Hamilton displays an effort that’s not only lyrical but gracious. He seems content to play the simplest rhythmic line. This is evident even on his records from decades ago like Gongs East. Chico is an ensemble musician. He relishes the standards. He’ll play a piece however small or grand the participation requires.Typically, a music aficionado follows the arc of a favorite musician from their prime, then faithfully hangs in for the later years. I’m seeing Chico Hamilton at 90 for the very first time. Worked backwards, I came up to speed with the film Sweet Smell of Success with Burt Lancaster and Tony Curtis. Chico’s Quintet is featured in two scenes. It was Times Square in 1957, a ripe era of the New York jazz scene. Next, I delved into Spellbinder, a 1966 recording by the Hungarian guitarist Gábor Szabó with Hamilton cool-groove drums, and Ron Carter on bass.In addition to Mr. Schwam, his Euphoria group at Drom included Paul Ramsey on bass; Nick Demopoulos on guitar; Mayu Saeki on flute and Jeremy Carlstedt on percussion. The ensemble featured tunes from their recently work entitled, Revelation.
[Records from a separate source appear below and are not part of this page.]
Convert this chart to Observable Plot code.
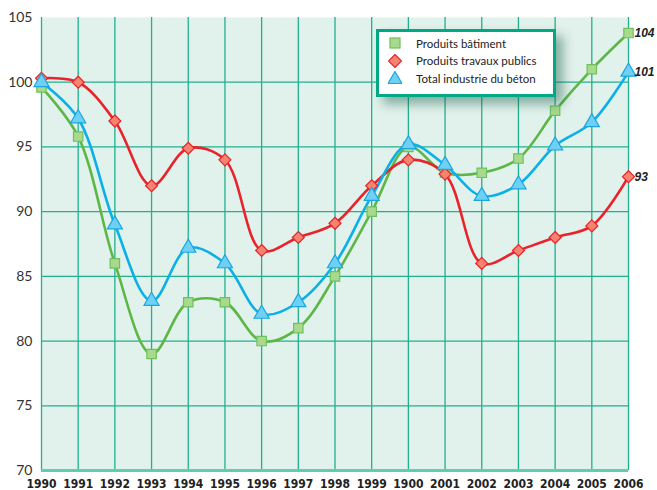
<!DOCTYPE html>
<html><head><meta charset="utf-8">
<script src="https://cdn.jsdelivr.net/npm/d3@7"></script>
<script src="https://cdn.jsdelivr.net/npm/@observablehq/plot@0.6"></script>
<style>
body{margin:0;background:#fff;}
#wrap{position:relative;width:657px;height:490px;}
#legend{position:absolute;left:376px;top:29px;width:174px;height:62px;border:3px solid #00a884;background:#fff;box-shadow:7px 7px 10px rgba(20,90,70,0.45);font-family:Lato, "Open Sans", sans-serif;font-size:11.5px;color:#222;}
.row{position:absolute;left:0;height:16px;display:flex;align-items:center;}
.row svg{margin-left:9px;margin-right:14px;}
</style>
</head><body>
<div id="wrap"></div>
<script>
const years = [1990,1991,1992,1993,1994,1995,1996,1997,1998,1999,2000,2001,2002,2003,2004,2005,2006];
const xLabels = ["1990","1991","1992","1993","1994","1995","1996","1997","1998","1999","1900","2001","2002","2003","2004","2005","2006"];
const batiment = [99.6,95.8,86,79,83,83,80,81,85,90,95,93,93,94.1,97.8,101,103.8];
const travaux  = [100.3,100,97,92,94.9,94,87,88,89.1,92,94,92.9,86,87,88,88.9,92.7];
const total    = [100,97.2,89,83.1,87.2,86,82.1,83,86,91.2,95.2,93.6,91.2,92.1,95.1,96.9,100.8];
const seriesNames = ["Produits bâtiment","Produits travaux publics","Total industrie du béton"];
const endLabels = ["104","93","101"];
const yTicks = [70,75,80,85,90,95,100,105];
const yGrid = [75,80,85,90,95,100];

const styles = [
  {line:"#5cb746", fill:"#a9d98d", stroke:"#6fc15c", symbol:"square", r:5.3},
  {line:"#e8232b", fill:"#f5836f", stroke:"#e8232b", symbol:"diamond2", r:5.4},
  {line:"#0bb0e8", fill:"#6fd0f6", stroke:"#1aa6e0", symbol:"triangle", r:5.6}
];
const allSeries = [batiment, travaux, total];
const rows = allSeries.map(vals => years.map((y,i)=>({year:y, value:vals[i]})));

const marks = [
  Plot.frame({fill:"#e1f1eb", stroke:null}),
  Plot.ruleX(years, {stroke:"#22b08f", strokeWidth:1.3}),
  Plot.ruleY(yGrid, {stroke:"#22b08f", strokeWidth:1.3}),
  Plot.ruleY([70], {stroke:"#5ccfb0", strokeWidth:3}),
  Plot.axisY({ticks:yTicks, tickSize:0, tickPadding:9, fontSize:14, fontFamily:"Lato, 'Open Sans', sans-serif", fill:"#333", label:null}),
  Plot.axisX({ticks:years, tickSize:0, tickPadding:9, fontSize:12, fontWeight:"bold", fontFamily:"'Liberation Sans Narrow','DejaVu Sans Condensed',sans-serif", fill:"#222", label:null, tickFormat:d=>xLabels[years.indexOf(d)]})
];
rows.forEach((data,k)=>{
  marks.push(Plot.line(data, {x:"year", y:"value", stroke:styles[k].line, strokeWidth:2.6, curve:"catmull-rom"}));
});
rows.forEach((data,k)=>{
  const s = styles[k];
  marks.push(Plot.dot(data, {x:"year", y:"value", symbol:()=>s.symbol, r:s.r, fill:s.fill, stroke:s.stroke, strokeWidth:1.2}));
  const last = data[data.length-1];
  marks.push(Plot.text([last], {x:"year", y:"value", text:()=>endLabels[k], dx:6, textAnchor:"start", fontSize:12, fontWeight:"bold", fontStyle:"italic", fontFamily:"'Liberation Sans', Arial, sans-serif", fill:"#222"}));
});

const chart = Plot.plot({
  width:657, height:490,
  marginLeft:41, marginRight:29, marginTop:17, marginBottom:20,
  x:{type:"linear", domain:[1990,2006]},
  y:{domain:[70,105]},
  symbol:{type:"identity"},
  style:{background:"#fff"},
  marks
});
const wrap = document.getElementById("wrap");
wrap.appendChild(chart);

const legend = document.createElement("div");
legend.id = "legend";
const symSvg = [
  `<svg width="14" height="14" viewBox="-7 -7 14 14"><rect x="-5" y="-5" width="10" height="10" fill="${styles[0].fill}" stroke="${styles[0].stroke}" stroke-width="1.2"/></svg>`,
  `<svg width="14" height="14" viewBox="-7 -7 14 14"><path d="M0,-6.5L6.5,0L0,6.5L-6.5,0Z" fill="${styles[1].fill}" stroke="${styles[1].stroke}" stroke-width="1.2"/></svg>`,
  `<svg width="14" height="14" viewBox="-7 -7 14 14"><path d="M0,-6.5L7,5.5L-7,5.5Z" fill="${styles[2].fill}" stroke="${styles[2].stroke}" stroke-width="1.2"/></svg>`
];
seriesNames.forEach((n,i)=>{
  const r = document.createElement("div");
  r.className = "row";
  r.style.top = (3 + i*17.5) + "px";
  r.innerHTML = symSvg[i] + `<span>${n}</span>`;
  legend.appendChild(r);
});
wrap.appendChild(legend);
</script>
</body></html>
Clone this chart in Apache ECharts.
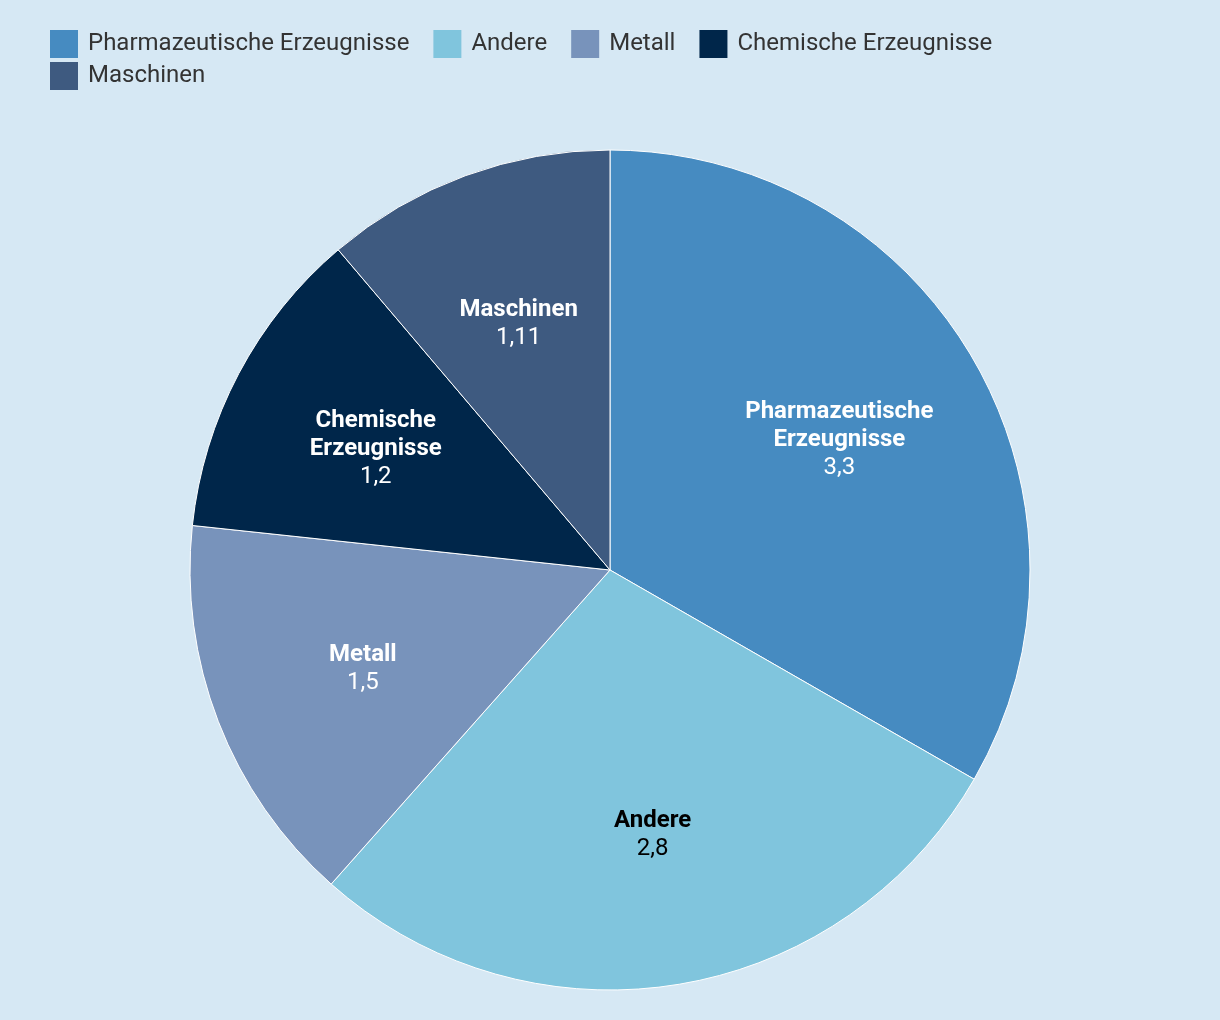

Chico continued his residence at Drom with a few more appearances over the next year. He recorded once more with Euphoria in the studio. After a no-show at a scheduled November gig, he passed away on November 25, 2013, age 92.
Mr. Hamilton received numerous awards in the latter part of his career. The New School conferred him with a Doctor of Fine Arts in 2007. That same year, he earned a Living Legend Jazz Award as part of The Kennedy Center Jazz in Our Time Festival.